The language and compilation

• The assembly language is composed of one instruction per line.

• An instruction is composed of three elements: a label (optional) composed with a chain of characters amongst LABEL_CHARS followed by LABEL_CHAR; an opcode; and its parameters, separated by SEPARATOR_CHAR. A parameter can be of three different types:

• Registry: (r1 <–> rx with x = REG_NUMBER)

• Direct: The character DIRECT_CHAR followed by a numeric value or a label (preceded by LABEL_CHAR) which represents a direct value.

• Indirect: A value or a label (preceded by LABEL_CHAR), which represents a value located at the address of the parameter, relative to the PC of the current process.

• A label can have no instruction following it or be placed on a line before the instruction it responds to.

• The caracter COMMENT_CHAR starts a comment.

• A champion will also have a name and a description, that should be on a line following the markers NAME_CMD_STRING and COMMENT_CMD_STRING.

• All the addresses are related to PC and to IDX_MOD except for lld, lldi and lfork.

• The number of cycles for each instruction, their mnemonic representations, the associated amount and possible types of arguments are described in the op_tab array declared in op.c. The cycles are always consumed.

• All the other codes have no other action than to pass to the next one and lose a cycle.

• lfork: means long-fork, to be able to fork abut straw from a distance of 15 meters, exactly like with its opcode. Same as a fork without modulo in the address.

• sti: Opcode 11. Take a registry, and two indexes (potentially registries) add the two indexes, and use this result as an address where the value of the first parameter will be copied.

• fork: there is no argument’s coding byte, take an index, opcode 0x0c. Create a new process that will inherit the different states of its father, except its PC, which will be put at (PC + (1st parameter % IDX_MOD)).

• lld: Means long-load, so it’s opcode is obviously 13. It the same as ld, but without % IDX_MOD. Modify the carry.

• ld: Take a random argument and a registry. Load the value of the first argument in the registry. Its opcode is 10 in binary and it will change the carry.

• add: Opcode 4. Take three registries, add the first two, and place the result in the third, right before modifying the carry.

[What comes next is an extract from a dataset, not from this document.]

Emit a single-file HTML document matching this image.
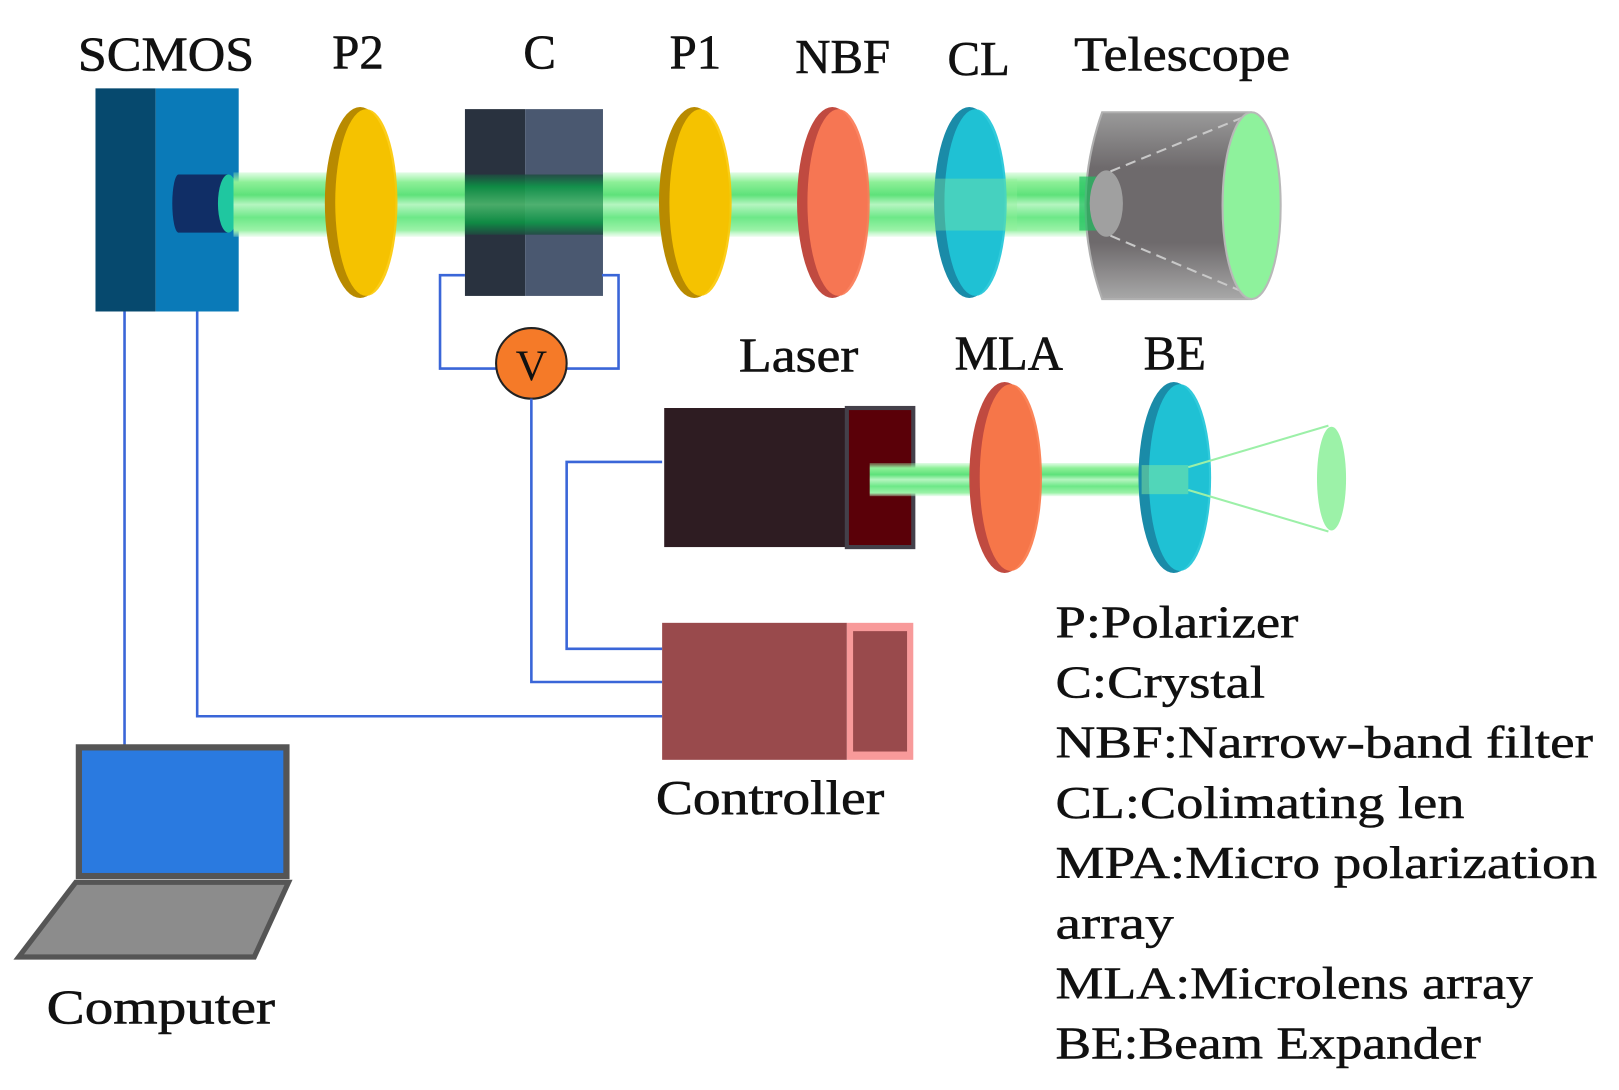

• zjmp: there’s never been, isn’t and will never be an argument’s coding byte behind this operation where the opcode is 9. It will take an index and jump to this address if the carry is 1.

• sub: Same as add, but with the opcode est 0b101, and uses a substraction.

• ldi: ldi, ldi, as per the name, does not imply to go swimming in chestnut cream, even if its code is 0x0a. Instead, it will use 2 indexes and 1 registry, adding the first two, treating that like an address, reading a value of a registry’s size and putting it on the third.

• or: This operation is an bit-to-bit OR, in the same spirit and principle of and, its opcode is obviously 7.

• st: take a registry and a registry or an indirect and store the value of the registry toward a second argument. Its opcode is 0x03. For example, st r1, 42 store the value of r1 at the address (PC + (42 % IDX_MOD))

• aff: The opcode is 10 in the hexadecimal. There is an argument’s coding byte, even if it’s a bit silly because there is only 1 argument that is a registry, which is a registry, and its content is interpreted by the character’s ASCII value to display on the standard output. The code is modulo 256.

• live: The instruction that allows a process to stay alive. It can also record that the player whose number is the argument is indeed alive. No argument’s coding byte, opcode 0x01. Oh and its only argument is on 4 bytes.

• xor: Acts like and with an exclusive OR. As you will have guessed, its opcode in octal is 10.

• lldi: Opcode 0x0e. Same as ldi, but does not apply any modulo to the addresses. It will however, modify the carry.

• and: Apply an & (bit-to-bit AND) over the first two arguments and store the result in a registry, which is the third argument. Opcode 0x06. Modifies the carry.


Each instruction is encoded by:

• The instruction code (you find it in op_tab).

• The argument’s coding byte if appropriate. To be done as per the following examples: ◦ r2,23,%34 gives the coding byte 0b01111000, hence 0x78 ◦ 23,45,%34 gives the coding byte 0b11111000, hence 0xF8 ◦ r1,r3,34 gives the coding byte 0b01011100, hence 0x5C

• The arguments, based on the following examples: ◦ r2,23,%34 gives the ACB 0x78 then 0x02 0x00 0x17 0x00 0x00 0x00 0x22 ◦ 23,45,%34 gives the ACB 0xF8 then 0x00 0x17 0x00 0x2d 0x00 0x00 0x00 0x22

Champoins execution

• The virtual machine is supposed to emulate a a machine perfectly parallel.

• However, for implementation purposes, we will suppose that each instruction will execute itself (completely) at the end of its last cycle and wait for its entire duration. The instructions ending at the same cycle will execute themselves in in decreasing order of the processes’ number.

• Yes, the last born (youngest) champion plays first.